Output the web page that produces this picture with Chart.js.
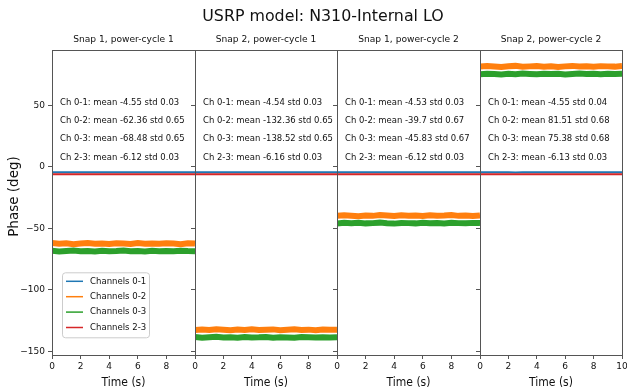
--
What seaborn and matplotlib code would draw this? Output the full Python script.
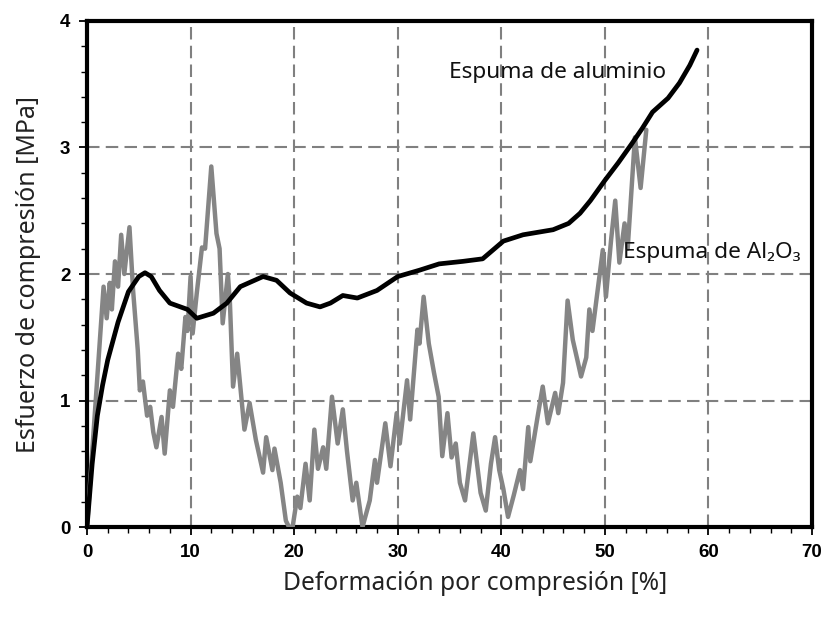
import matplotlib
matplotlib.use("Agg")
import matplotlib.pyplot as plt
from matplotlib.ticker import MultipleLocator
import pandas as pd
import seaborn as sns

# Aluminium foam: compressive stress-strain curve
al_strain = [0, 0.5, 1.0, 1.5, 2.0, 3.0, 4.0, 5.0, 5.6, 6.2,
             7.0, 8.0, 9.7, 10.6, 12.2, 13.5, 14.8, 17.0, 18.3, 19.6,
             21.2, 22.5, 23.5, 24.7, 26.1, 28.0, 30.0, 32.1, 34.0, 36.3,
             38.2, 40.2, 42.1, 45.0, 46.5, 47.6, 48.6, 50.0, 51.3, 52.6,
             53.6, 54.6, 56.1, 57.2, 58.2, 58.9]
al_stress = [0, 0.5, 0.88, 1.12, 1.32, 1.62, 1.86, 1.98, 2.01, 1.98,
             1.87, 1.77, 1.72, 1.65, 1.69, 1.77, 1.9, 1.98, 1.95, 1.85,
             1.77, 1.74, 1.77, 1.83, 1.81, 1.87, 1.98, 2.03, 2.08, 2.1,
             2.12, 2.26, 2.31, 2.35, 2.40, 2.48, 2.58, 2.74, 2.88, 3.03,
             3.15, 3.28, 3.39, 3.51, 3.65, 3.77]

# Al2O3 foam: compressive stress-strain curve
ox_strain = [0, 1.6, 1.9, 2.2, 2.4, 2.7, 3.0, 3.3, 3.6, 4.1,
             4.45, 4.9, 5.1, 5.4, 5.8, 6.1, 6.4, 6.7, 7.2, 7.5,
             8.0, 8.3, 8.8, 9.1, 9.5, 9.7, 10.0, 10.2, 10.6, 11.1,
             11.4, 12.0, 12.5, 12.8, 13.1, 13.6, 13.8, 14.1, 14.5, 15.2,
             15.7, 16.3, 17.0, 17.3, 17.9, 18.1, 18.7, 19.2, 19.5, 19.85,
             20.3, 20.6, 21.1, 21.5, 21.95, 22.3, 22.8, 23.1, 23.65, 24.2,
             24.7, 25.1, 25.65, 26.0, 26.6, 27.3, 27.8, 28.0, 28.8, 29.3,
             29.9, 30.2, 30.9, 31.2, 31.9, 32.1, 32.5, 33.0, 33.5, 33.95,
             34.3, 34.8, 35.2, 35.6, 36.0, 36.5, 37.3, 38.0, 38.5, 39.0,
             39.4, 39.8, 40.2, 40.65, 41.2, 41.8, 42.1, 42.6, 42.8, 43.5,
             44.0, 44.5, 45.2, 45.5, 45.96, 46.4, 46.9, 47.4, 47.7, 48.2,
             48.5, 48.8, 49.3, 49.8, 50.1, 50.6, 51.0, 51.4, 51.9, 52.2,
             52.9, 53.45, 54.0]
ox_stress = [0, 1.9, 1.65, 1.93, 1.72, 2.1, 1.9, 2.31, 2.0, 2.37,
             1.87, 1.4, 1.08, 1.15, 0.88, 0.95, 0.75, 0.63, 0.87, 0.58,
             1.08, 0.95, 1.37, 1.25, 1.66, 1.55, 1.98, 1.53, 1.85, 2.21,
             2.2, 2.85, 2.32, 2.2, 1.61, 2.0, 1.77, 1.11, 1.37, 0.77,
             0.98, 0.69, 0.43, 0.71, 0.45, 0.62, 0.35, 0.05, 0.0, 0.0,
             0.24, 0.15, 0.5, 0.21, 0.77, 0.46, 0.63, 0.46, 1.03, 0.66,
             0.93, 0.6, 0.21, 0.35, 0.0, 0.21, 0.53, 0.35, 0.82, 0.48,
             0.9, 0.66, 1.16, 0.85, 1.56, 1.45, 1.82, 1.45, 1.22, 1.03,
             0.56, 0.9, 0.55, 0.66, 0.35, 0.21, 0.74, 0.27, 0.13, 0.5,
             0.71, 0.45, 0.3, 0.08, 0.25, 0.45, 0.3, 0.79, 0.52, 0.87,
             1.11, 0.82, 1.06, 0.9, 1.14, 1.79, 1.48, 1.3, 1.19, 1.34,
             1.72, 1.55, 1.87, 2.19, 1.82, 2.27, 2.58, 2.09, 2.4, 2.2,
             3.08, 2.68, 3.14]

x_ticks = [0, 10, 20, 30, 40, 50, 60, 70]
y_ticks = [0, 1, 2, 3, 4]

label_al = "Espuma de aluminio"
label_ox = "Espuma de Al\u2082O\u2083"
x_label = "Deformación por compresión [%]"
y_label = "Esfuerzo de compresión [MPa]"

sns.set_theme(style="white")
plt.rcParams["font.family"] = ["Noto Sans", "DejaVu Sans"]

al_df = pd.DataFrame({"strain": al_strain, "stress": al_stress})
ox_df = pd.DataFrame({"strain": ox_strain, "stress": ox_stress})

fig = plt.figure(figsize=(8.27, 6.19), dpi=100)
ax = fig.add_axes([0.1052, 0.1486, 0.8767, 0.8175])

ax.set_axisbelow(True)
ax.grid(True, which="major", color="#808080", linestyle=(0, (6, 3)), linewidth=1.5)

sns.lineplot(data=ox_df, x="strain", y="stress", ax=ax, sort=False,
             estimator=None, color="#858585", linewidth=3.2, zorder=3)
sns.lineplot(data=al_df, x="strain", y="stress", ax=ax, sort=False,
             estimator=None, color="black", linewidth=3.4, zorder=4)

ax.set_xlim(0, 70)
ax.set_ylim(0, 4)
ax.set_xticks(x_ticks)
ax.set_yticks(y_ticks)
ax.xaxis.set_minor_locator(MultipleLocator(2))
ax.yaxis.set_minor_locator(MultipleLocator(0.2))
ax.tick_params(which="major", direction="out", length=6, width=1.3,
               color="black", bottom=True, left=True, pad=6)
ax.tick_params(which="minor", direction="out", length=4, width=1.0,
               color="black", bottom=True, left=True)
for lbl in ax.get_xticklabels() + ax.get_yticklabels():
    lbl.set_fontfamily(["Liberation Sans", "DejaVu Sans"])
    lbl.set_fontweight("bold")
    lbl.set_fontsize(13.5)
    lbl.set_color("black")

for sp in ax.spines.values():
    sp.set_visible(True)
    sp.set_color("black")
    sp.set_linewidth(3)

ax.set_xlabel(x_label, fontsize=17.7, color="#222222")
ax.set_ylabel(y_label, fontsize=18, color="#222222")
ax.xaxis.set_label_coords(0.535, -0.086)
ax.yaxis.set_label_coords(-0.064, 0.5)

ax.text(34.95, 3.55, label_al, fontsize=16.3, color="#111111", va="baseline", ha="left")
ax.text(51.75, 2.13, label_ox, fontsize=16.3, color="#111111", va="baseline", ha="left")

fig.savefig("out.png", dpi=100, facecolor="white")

AIM OF THE EXERCISE:
Make an exact copy of the lines from the one holding "What seaborn and" through the one holding "import seaborn as sns", end lines included, without the pictures.

RESULT OF THE TASK:
What seaborn and matplotlib code would draw this? Output the full Python script.
import matplotlib
matplotlib.use("Agg")
import matplotlib.pyplot as plt
from matplotlib.ticker import MultipleLocator
import pandas as pd
import seaborn as sns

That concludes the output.